>> BEGIN INFORMATION PROVIDED
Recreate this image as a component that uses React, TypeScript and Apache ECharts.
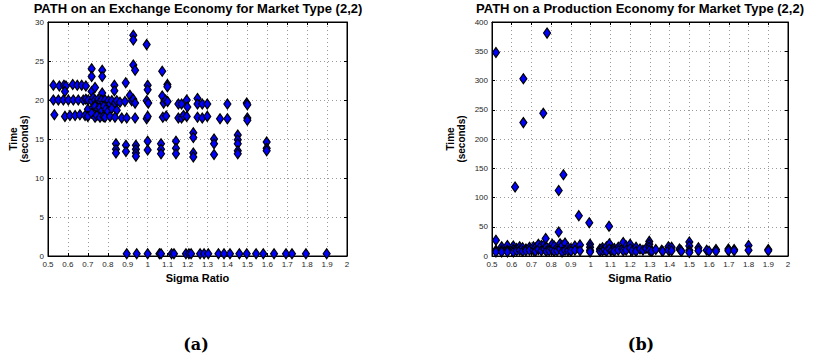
import React, { useEffect, useRef } from "react";
import * as echarts from "echarts";

const titleA = "PATH on an Exchange Economy for Market Type (2,2)";
const titleB = "PATH on a Production Economy for Market Type (2,2)";
const xTicksMin = 0.5;
const xTicksMax = 2;
const xTickStep = 0.1;
const yAMax = 30;
const yAStep = 5;
const yBMax = 400;
const yBStep = 50;

// Exchange economy (a): [sigma ratio, time seconds]
const exchangeTop: number[][] = [
  [0.527, 21.9], [0.557, 21.8], [0.58, 21.9], [0.59, 21.8], [0.624, 22.0], [0.647, 21.9],
  [0.669, 21.9], [0.69, 21.8], [0.585, 21.1], [0.719, 24.0], [0.719, 23.0], [0.719, 21.1],
  [0.736, 21.6], [0.772, 23.8], [0.772, 23.0], [0.772, 20.9], [0.833, 21.9], [0.833, 21.2],
  [0.89, 22.2], [0.928, 28.3], [0.928, 27.7], [0.928, 24.5], [0.937, 23.8], [0.995, 27.1],
  [1.0, 21.9], [1.0, 21.3], [1.073, 23.7], [1.099, 22.0], [1.099, 21.7],
];
const exchangeTwenty: number[][] = [
  [0.527, 20.0], [0.552, 20.0], [0.577, 20.0], [0.602, 20.0], [0.627, 20.0], [0.652, 20.0],
  [0.677, 20.0], [0.69, 20.1], [0.702, 20.0], [0.719, 19.9], [0.727, 20.3], [0.736, 20.0],
  [0.745, 19.6], [0.752, 20.1], [0.761, 19.8], [0.769, 20.0], [0.778, 19.6], [0.786, 20.0],
  [0.795, 19.4], [0.803, 19.9], [0.811, 19.5], [0.82, 19.9], [0.836, 19.6], [0.845, 19.9],
  [0.861, 19.7], [0.886, 19.8], [0.911, 20.6], [0.92, 19.9], [0.928, 20.1], [0.937, 19.6],
  [0.995, 19.9], [1.003, 19.6], [1.073, 20.5], [1.08, 19.6], [1.09, 20.0], [1.1, 19.8],
  [1.154, 19.5], [1.17, 19.5], [1.196, 20.0], [1.199, 19.1], [1.25, 20.2], [1.25, 19.5],
  [1.274, 19.5], [1.299, 19.5], [1.4, 19.5], [1.497, 19.6], [1.5, 19.4],
];
const exchangeBetween: number[][] = [
  [0.7, 18.8], [0.725, 19.0], [0.736, 19.2], [0.75, 18.8], [0.76, 19.0], [0.77, 18.6],
  [0.78, 19.2], [0.79, 18.8], [0.8, 18.5], [0.82, 18.9], [0.845, 18.7],
];
const exchangeEighteen: number[][] = [
  [0.532, 18.1], [0.585, 17.9], [0.61, 18.0], [0.636, 18.0], [0.66, 18.1], [0.686, 18.0],
  [0.7, 17.9], [0.719, 18.3], [0.736, 17.8], [0.745, 18.0], [0.761, 17.8], [0.778, 17.9],
  [0.786, 17.8], [0.811, 17.9], [0.836, 17.8], [0.87, 17.7], [0.895, 17.7], [0.937, 17.7],
  [0.995, 17.6], [1.0, 17.9], [1.076, 17.8], [1.093, 17.95], [1.154, 17.7], [1.17, 17.7],
  [1.18, 18.0], [1.196, 17.9], [1.25, 17.8], [1.274, 17.7], [1.299, 17.9], [1.363, 17.6],
  [1.4, 17.6], [1.5, 17.7], [1.5, 17.4],
];
const exchangeMid: number[][] = [
  [0.841, 14.4], [0.841, 13.7], [0.841, 13.2], [0.891, 14.2], [0.891, 13.4], [0.941, 14.2],
  [0.941, 13.7], [0.941, 13.2], [0.941, 12.8], [1.0, 14.7], [1.0, 13.6], [1.067, 14.4],
  [1.067, 13.7], [1.067, 13.1], [1.142, 14.7], [1.142, 13.8], [1.142, 13.1], [1.229, 15.8],
  [1.229, 15.2], [1.229, 13.2], [1.229, 12.7], [1.333, 15.0], [1.333, 14.4], [1.333, 13.0],
  [1.452, 15.5], [1.452, 14.9], [1.452, 14.4], [1.452, 13.5], [1.452, 13.1], [1.597, 14.6],
  [1.597, 13.8], [1.597, 13.5],
];
const exchangeZeroX: number[] = [
  0.895, 0.945, 1.0, 1.059, 1.067, 1.12, 1.132, 1.192, 1.207, 1.218, 1.263, 1.283, 1.304,
  1.355, 1.383, 1.413, 1.46, 1.497, 1.544, 1.58, 1.634, 1.694, 1.724, 1.794, 1.898,
];
const exchangeZeroY = 0.3;

// Production economy (b)
const productionHigh: number[][] = [
  [0.52, 348], [0.659, 303], [0.659, 228], [0.76, 244], [0.779, 381], [0.617, 118],
  [0.838, 112], [0.862, 139], [0.94, 69], [0.993, 57], [1.093, 51], [0.838, 41],
  [0.772, 30], [0.52, 27],
];
const productionLow: number[][] = [
  [0.52, 10], [0.52, 7], [0.549, 16], [0.549, 10], [0.549, 7], [0.578, 18], [0.578, 10],
  [0.578, 7], [0.608, 17], [0.608, 11], [0.608, 7], [0.625, 13], [0.625, 9], [0.64, 16],
  [0.64, 10], [0.655, 14], [0.655, 8], [0.672, 12], [0.672, 9], [0.69, 15], [0.69, 10],
  [0.71, 16], [0.71, 10], [0.72, 14], [0.72, 8], [0.735, 20], [0.735, 11], [0.75, 18],
  [0.75, 9], [0.765, 20], [0.765, 12], [0.775, 15], [0.775, 8], [0.79, 13], [0.79, 9],
  [0.805, 20], [0.805, 11], [0.815, 17], [0.815, 8], [0.83, 14], [0.83, 9], [0.845, 21],
  [0.845, 12], [0.855, 18], [0.855, 7], [0.87, 22], [0.87, 10], [0.885, 15], [0.885, 9],
  [0.9, 13], [0.9, 8], [0.92, 17], [0.92, 10], [0.946, 19], [0.946, 9], [0.997, 20],
  [0.997, 15], [0.997, 10], [0.997, 7], [1.047, 12], [1.047, 8], [1.06, 14], [1.06, 9],
  [1.07, 11], [1.08, 16], [1.08, 8], [1.095, 21], [1.095, 12], [1.107, 10], [1.12, 13],
  [1.12, 8], [1.14, 15], [1.14, 10], [1.16, 12], [1.165, 23], [1.165, 9], [1.18, 17],
  [1.18, 10], [1.2, 20], [1.2, 13], [1.21, 9], [1.23, 15], [1.23, 8], [1.25, 12],
  [1.265, 10], [1.28, 13], [1.297, 25], [1.297, 20], [1.297, 15], [1.297, 10], [1.31, 8],
  [1.33, 11], [1.36, 10], [1.365, 8], [1.394, 16], [1.394, 10], [1.41, 15], [1.41, 9],
  [1.45, 12], [1.456, 10], [1.46, 8], [1.5, 24], [1.5, 17], [1.5, 10], [1.5, 6],
  [1.546, 14], [1.546, 9], [1.588, 10], [1.6, 8], [1.635, 11], [1.635, 8], [1.698, 12],
  [1.698, 9], [1.727, 11], [1.727, 9], [1.8, 18], [1.8, 10], [1.9, 11], [1.9, 9],
];

const FONT = '"Liberation Sans", Arial, Helvetica, sans-serif';

export default function App() {
  const ref = useRef<HTMLDivElement>(null);
  useEffect(() => {
    if (!ref.current) return;
    const chart = echarts.init(ref.current, undefined, { renderer: "svg" });

    const exchangeAll = [
      ...exchangeTop,
      ...exchangeTwenty,
      ...exchangeBetween,
      ...exchangeEighteen,
      ...exchangeMid,
      ...exchangeZeroX.map((x) => [x, exchangeZeroY]),
    ];
    const productionAll = [...productionLow, ...productionHigh];

    const gridLine = { show: true, lineStyle: { color: "#9a9a9a", type: [1, 3] as any, width: 1 } };
    const tickLabel = { fontFamily: FONT, fontSize: 8, color: "#262626" };
    const xFmt = (v: number) => String(Math.round(v * 10) / 10);

    const mkX = (gridIndex: number, top: boolean) => ({
      type: "value",
      gridIndex,
      position: top ? "top" : "bottom",
      min: xTicksMin,
      max: xTicksMax,
      interval: xTickStep,
      name: top ? "" : "Sigma Ratio",
      nameLocation: "middle",
      nameGap: 14,
      nameTextStyle: { fontFamily: FONT, fontSize: 11, fontWeight: "bold", color: "#000" },
      axisLine: { show: true, onZero: false, lineStyle: { color: "#000", width: 1 } },
      axisTick: { show: true, inside: true, length: 3, lineStyle: { color: "#000" } },
      axisLabel: top ? { show: false } : { ...tickLabel, margin: 4, formatter: xFmt },
      splitLine: top ? { show: false } : gridLine,
    });
    const mkY = (gridIndex: number, right: boolean, max: number, step: number, gap: number) => ({
      type: "value",
      gridIndex,
      position: right ? "right" : "left",
      min: 0,
      max,
      interval: step,
      name: right ? "" : "Time\n(seconds)",
      nameLocation: "middle",
      nameRotate: 90,
      nameGap: gap,
      nameTextStyle: { fontFamily: FONT, fontSize: 10, fontWeight: "bold", color: "#000", lineHeight: 11 },
      axisLine: { show: true, onZero: false, lineStyle: { color: "#000", width: 1 } },
      axisTick: { show: true, inside: true, length: 3, lineStyle: { color: "#000" } },
      axisLabel: right ? { show: false } : { ...tickLabel, margin: 4 },
      splitLine: right ? { show: false } : gridLine,
    });

    const marker = {
      type: "scatter",
      symbol: "diamond",
      symbolSize: [7, 10],
      itemStyle: { color: "#0000ff", borderColor: "#000", borderWidth: 1.2, opacity: 1 },
    };

    const titleStyle = { fontFamily: FONT, fontSize: 13, fontWeight: "bold", color: "#000", lineHeight: 14 };
    const capStyle = { fontFamily: '"DejaVu Serif", serif', fontSize: 16, fontWeight: "bold", color: "#000" };

    chart.setOption({
      animation: false,
      backgroundColor: "#fff",
      title: [
        { text: titleA, left: 198, top: 1, padding: 0, textAlign: "center", textStyle: titleStyle },
        { text: titleB, left: 640, top: 1, padding: 0, textAlign: "center", textStyle: titleStyle },
        { text: "(a)", left: 191, top: 331, textAlign: "center", textStyle: capStyle },
        { text: "(b)", left: 636, top: 331, textAlign: "center", textStyle: capStyle },
      ],
      grid: [
        { left: 48, right: 474, top: 22, bottom: 104, show: true, borderColor: "#000", borderWidth: 1 },
        { left: 492, right: 33, top: 22, bottom: 104, show: true, borderColor: "#000", borderWidth: 1 },
      ],
      xAxis: [mkX(0, false), mkX(0, true), mkX(1, false), mkX(1, true)],
      yAxis: [
        mkY(0, false, yAMax, yAStep, 18),
        mkY(0, true, yAMax, yAStep, 18),
        mkY(1, false, yBMax, yBStep, 25),
        mkY(1, true, yBMax, yBStep, 25),
      ],
      series: [
        { ...marker, name: "exchange", xAxisIndex: 0, yAxisIndex: 0, data: exchangeAll },
        { ...marker, name: "production", xAxisIndex: 2, yAxisIndex: 2, data: productionAll },
      ],
    });
    return () => chart.dispose();
  }, []);
  return (
    <div
      ref={ref}
      style={{ position: "absolute", left: 0, top: 0, width: 821, height: 360 }}
    />
  );
}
>> END INFORMATION PROVIDED
# WHAT TO WORK ON
Restate only the lines running from the start of the material above through the line containing "const yBStep = 50;", ends included. No pictures.

# RESPONSE
Recreate this image as a component that uses React, TypeScript and Apache ECharts.
import React, { useEffect, useRef } from "react";
import * as echarts from "echarts";

const titleA = "PATH on an Exchange Economy for Market Type (2,2)";
const titleB = "PATH on a Production Economy for Market Type (2,2)";
const xTicksMin = 0.5;
const xTicksMax = 2;
const xTickStep = 0.1;
const yAMax = 30;
const yAStep = 5;
const yBMax = 400;
const yBStep = 50;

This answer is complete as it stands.